## Given material
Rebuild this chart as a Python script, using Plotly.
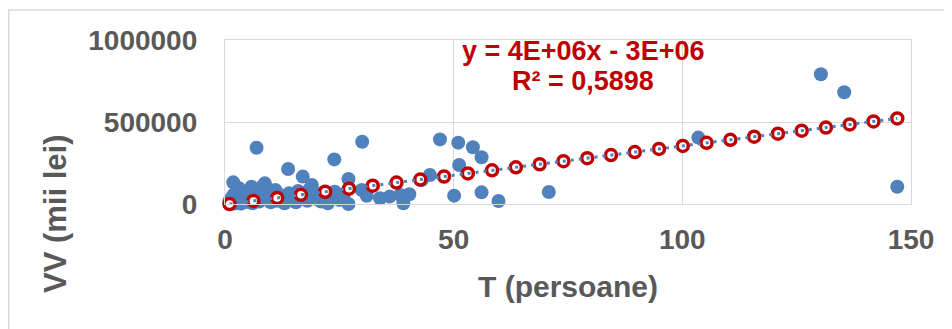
import plotly.graph_objects as go

# ---- data ----
T_persoane = [1, 1, 1, 1, 1.5, 1.8, 2, 2, 2, 2.5, 3, 3, 3, 3.5, 4, 4, 4.5, 5, 5, 5.8,
              6, 6.5, 6.9, 7, 7.5, 8, 8.3, 8.7, 9, 9.5, 10, 10.5, 11, 11.5, 12, 12.5,
              13, 13.8, 14, 14.5, 15, 15.5, 16, 17, 17.5, 18, 18.5, 19, 19.5, 20, 21,
              21.5, 22, 22.5, 23, 24, 23.9, 25, 26, 27, 27, 29.9, 30, 31, 33.9, 36,
              38.3, 39, 40.3, 43, 44.8, 47, 50.1, 51, 51.2, 54.2, 56.1, 56.1, 59.8,
              70.8, 103.5, 130.3, 135.4, 147]
VV_mii_lei = [5000, 20000, 0, 10000, 40000, 132000, 3000, 15000, 60000, 25000, 8000,
              98000, 45000, 2000, 30000, 70000, 12000, 50000, 20000, 105000, 5000,
              35000, 343000, 80000, 15000, 60000, 110000, 126000, 30000, 70000, 10000,
              45000, 85000, 20000, 55000, 30000, 5000, 213000, 65000, 25000, 45000,
              10000, 80000, 167000, 40000, 20000, 90000, 116000, 55000, 30000, 15000,
              70000, 40000, 5000, 55000, 75000, 272000, 25000, 60000, 152000, 0,
              85000, 380000, 50000, 35000, 45000, 55000, 4000, 59000, 146000, 177000,
              394000, 51000, 374000, 238000, 346000, 285000, 71000, 18000, 73000,
              405000, 791000, 681000, 105000]

# fitted (trend) series
T_fit = [1, 6.2, 11.4, 16.6, 21.9, 27.1, 32.3, 37.5, 42.7, 47.9, 53.1, 58.4, 63.6,
         68.8, 74, 79.2, 84.4, 89.6, 94.9, 100.1, 105.3, 110.5, 115.7, 120.9, 126.1,
         131.4, 136.6, 141.8, 147]
VV_fit = [0, 18600, 37200, 55800, 74700, 93300, 112000, 130500, 149000, 167700,
          186300, 205200, 223800, 242400, 261000, 279600, 298200, 316800, 335700,
          354300, 372900, 391500, 410100, 428700, 447300, 466200, 484800, 503400,
          522000]

x_ticks = [0, 50, 100, 150]
y_ticks = [0, 500000, 1000000]
equation_text = "y = 4E+06x - 3E+06"
r2_text = "R² = 0,5898"
x_title = "T (persoane)"
y_title = "VV (mii lei)"

# ---- layout geometry (page pixels; the page body adds an 8px offset) ----
OFF = 8
W, H = 952 - OFF, 329 - OFF
L, R, TOP, BOT = 225 - OFF, 911 - OFF, 40 - OFF, 204 - OFF


def px(xp):
    return (xp - OFF - L) / (R - L)


def py(yp):
    return (BOT - (yp - OFF)) / (BOT - TOP)


FONT = "Liberation Sans, Arial, sans-serif"
GREY = "#595959"
BLUE = "#4F81BD"
RED = "#C00000"
GRID = "#D9D9D9"

fig = go.Figure()
fig.add_trace(go.Scatter(x=T_persoane, y=VV_mii_lei, mode="markers",
                         marker=dict(color=BLUE, size=14, line=dict(width=0)),
                         cliponaxis=False, showlegend=False))
fig.add_trace(go.Scatter(x=T_fit, y=VV_fit, mode="markers",
                         marker=dict(color="white", size=11,
                                     line=dict(color=RED, width=3.5)),
                         cliponaxis=False, showlegend=False))
fig.add_trace(go.Scatter(x=T_fit, y=VV_fit, mode="lines",
                         line=dict(color=BLUE, width=3, dash="3px,5px"),
                         cliponaxis=False, showlegend=False))

axis_common = dict(showgrid=True, gridcolor=GRID, gridwidth=1.3, zeroline=False,
                   showline=True, linecolor=GRID, linewidth=1.3, mirror=True,
                   tickfont=dict(family=FONT, size=28, color=GREY),
                   ticks="outside", tickcolor="rgba(0,0,0,0)")

fig.update_layout(
    width=W, height=H,
    margin=dict(l=L, r=W - R, t=TOP, b=H - BOT, pad=0),
    paper_bgcolor="white", plot_bgcolor="white",
    font=dict(family=FONT),
    xaxis=dict(range=[0, 150], tickvals=x_ticks,
               ticktext=["<b>%d</b>" % v for v in x_ticks],
               ticklen=10, **axis_common),
    yaxis=dict(range=[0, 1000000], tickvals=y_ticks,
               ticktext=["<b>%d</b>" % v for v in y_ticks],
               ticklen=21, **axis_common),
    annotations=[
        dict(text="<b>%s</b>" % x_title, xref="paper", yref="paper",
             x=px(568), y=py(286), xanchor="center", yanchor="middle",
             showarrow=False, font=dict(family=FONT, size=30, color=GREY)),
        dict(text="<b>%s</b>" % y_title, xref="paper", yref="paper",
             x=px(55), y=py(214), xanchor="center", yanchor="middle", textangle=-90,
             showarrow=False, font=dict(family=FONT, size=31, color=GREY)),
        dict(text="<b>%s</b>" % equation_text, xref="paper", yref="paper",
             x=px(583), y=py(51), xanchor="center", yanchor="middle",
             showarrow=False, font=dict(family=FONT, size=27, color=RED)),
        dict(text="<b>%s</b>" % r2_text, xref="paper", yref="paper",
             x=px(583), y=py(81), xanchor="center", yanchor="middle",
             showarrow=False, font=dict(family=FONT, size=27, color=RED)),
    ],
    shapes=[
        dict(type="line", xref="paper", yref="paper", x0=px(8.8), x1=px(8.8),
             y0=py(10), y1=py(340), line=dict(color=GRID, width=1.5)),
        dict(type="line", xref="paper", yref="paper", x0=px(8), x1=px(960),
             y0=py(10), y1=py(10), line=dict(color=GRID, width=1.5)),
    ],
)

fig.write_html("out.html")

## Task instructions
Write the listing out a second time exactly, dropping all images.

## Exercise output
Rebuild this chart as a Python script, using Plotly.
import plotly.graph_objects as go

# ---- data ----
T_persoane = [1, 1, 1, 1, 1.5, 1.8, 2, 2, 2, 2.5, 3, 3, 3, 3.5, 4, 4, 4.5, 5, 5, 5.8,
              6, 6.5, 6.9, 7, 7.5, 8, 8.3, 8.7, 9, 9.5, 10, 10.5, 11, 11.5, 12, 12.5,
              13, 13.8, 14, 14.5, 15, 15.5, 16, 17, 17.5, 18, 18.5, 19, 19.5, 20, 21,
              21.5, 22, 22.5, 23, 24, 23.9, 25, 26, 27, 27, 29.9, 30, 31, 33.9, 36,
              38.3, 39, 40.3, 43, 44.8, 47, 50.1, 51, 51.2, 54.2, 56.1, 56.1, 59.8,
              70.8, 103.5, 130.3, 135.4, 147]
VV_mii_lei = [5000, 20000, 0, 10000, 40000, 132000, 3000, 15000, 60000, 25000, 8000,
              98000, 45000, 2000, 30000, 70000, 12000, 50000, 20000, 105000, 5000,
              35000, 343000, 80000, 15000, 60000, 110000, 126000, 30000, 70000, 10000,
              45000, 85000, 20000, 55000, 30000, 5000, 213000, 65000, 25000, 45000,
              10000, 80000, 167000, 40000, 20000, 90000, 116000, 55000, 30000, 15000,
              70000, 40000, 5000, 55000, 75000, 272000, 25000, 60000, 152000, 0,
              85000, 380000, 50000, 35000, 45000, 55000, 4000, 59000, 146000, 177000,
              394000, 51000, 374000, 238000, 346000, 285000, 71000, 18000, 73000,
              405000, 791000, 681000, 105000]

# fitted (trend) series
T_fit = [1, 6.2, 11.4, 16.6, 21.9, 27.1, 32.3, 37.5, 42.7, 47.9, 53.1, 58.4, 63.6,
         68.8, 74, 79.2, 84.4, 89.6, 94.9, 100.1, 105.3, 110.5, 115.7, 120.9, 126.1,
         131.4, 136.6, 141.8, 147]
VV_fit = [0, 18600, 37200, 55800, 74700, 93300, 112000, 130500, 149000, 167700,
          186300, 205200, 223800, 242400, 261000, 279600, 298200, 316800, 335700,
          354300, 372900, 391500, 410100, 428700, 447300, 466200, 484800, 503400,
          522000]

x_ticks = [0, 50, 100, 150]
y_ticks = [0, 500000, 1000000]
equation_text = "y = 4E+06x - 3E+06"
r2_text = "R² = 0,5898"
x_title = "T (persoane)"
y_title = "VV (mii lei)"

# ---- layout geometry (page pixels; the page body adds an 8px offset) ----
OFF = 8
W, H = 952 - OFF, 329 - OFF
L, R, TOP, BOT = 225 - OFF, 911 - OFF, 40 - OFF, 204 - OFF


def px(xp):
    return (xp - OFF - L) / (R - L)


def py(yp):
    return (BOT - (yp - OFF)) / (BOT - TOP)


FONT = "Liberation Sans, Arial, sans-serif"
GREY = "#595959"
BLUE = "#4F81BD"
RED = "#C00000"
GRID = "#D9D9D9"

fig = go.Figure()
fig.add_trace(go.Scatter(x=T_persoane, y=VV_mii_lei, mode="markers",
                         marker=dict(color=BLUE, size=14, line=dict(width=0)),
                         cliponaxis=False, showlegend=False))
fig.add_trace(go.Scatter(x=T_fit, y=VV_fit, mode="markers",
                         marker=dict(color="white", size=11,
                                     line=dict(color=RED, width=3.5)),
                         cliponaxis=False, showlegend=False))
fig.add_trace(go.Scatter(x=T_fit, y=VV_fit, mode="lines",
                         line=dict(color=BLUE, width=3, dash="3px,5px"),
                         cliponaxis=False, showlegend=False))

axis_common = dict(showgrid=True, gridcolor=GRID, gridwidth=1.3, zeroline=False,
                   showline=True, linecolor=GRID, linewidth=1.3, mirror=True,
                   tickfont=dict(family=FONT, size=28, color=GREY),
                   ticks="outside", tickcolor="rgba(0,0,0,0)")

fig.update_layout(
    width=W, height=H,
    margin=dict(l=L, r=W - R, t=TOP, b=H - BOT, pad=0),
    paper_bgcolor="white", plot_bgcolor="white",
    font=dict(family=FONT),
    xaxis=dict(range=[0, 150], tickvals=x_ticks,
               ticktext=["<b>%d</b>" % v for v in x_ticks],
               ticklen=10, **axis_common),
    yaxis=dict(range=[0, 1000000], tickvals=y_ticks,
               ticktext=["<b>%d</b>" % v for v in y_ticks],
               ticklen=21, **axis_common),
    annotations=[
        dict(text="<b>%s</b>" % x_title, xref="paper", yref="paper",
             x=px(568), y=py(286), xanchor="center", yanchor="middle",
             showarrow=False, font=dict(family=FONT, size=30, color=GREY)),
        dict(text="<b>%s</b>" % y_title, xref="paper", yref="paper",
             x=px(55), y=py(214), xanchor="center", yanchor="middle", textangle=-90,
             showarrow=False, font=dict(family=FONT, size=31, color=GREY)),
        dict(text="<b>%s</b>" % equation_text, xref="paper", yref="paper",
             x=px(583), y=py(51), xanchor="center", yanchor="middle",
             showarrow=False, font=dict(family=FONT, size=27, color=RED)),
        dict(text="<b>%s</b>" % r2_text, xref="paper", yref="paper",
             x=px(583), y=py(81), xanchor="center", yanchor="middle",
             showarrow=False, font=dict(family=FONT, size=27, color=RED)),
    ],
    shapes=[
        dict(type="line", xref="paper", yref="paper", x0=px(8.8), x1=px(8.8),
             y0=py(10), y1=py(340), line=dict(color=GRID, width=1.5)),
        dict(type="line", xref="paper", yref="paper", x0=px(8), x1=px(960),
             y0=py(10), y1=py(10), line=dict(color=GRID, width=1.5)),
    ],
)

fig.write_html("out.html")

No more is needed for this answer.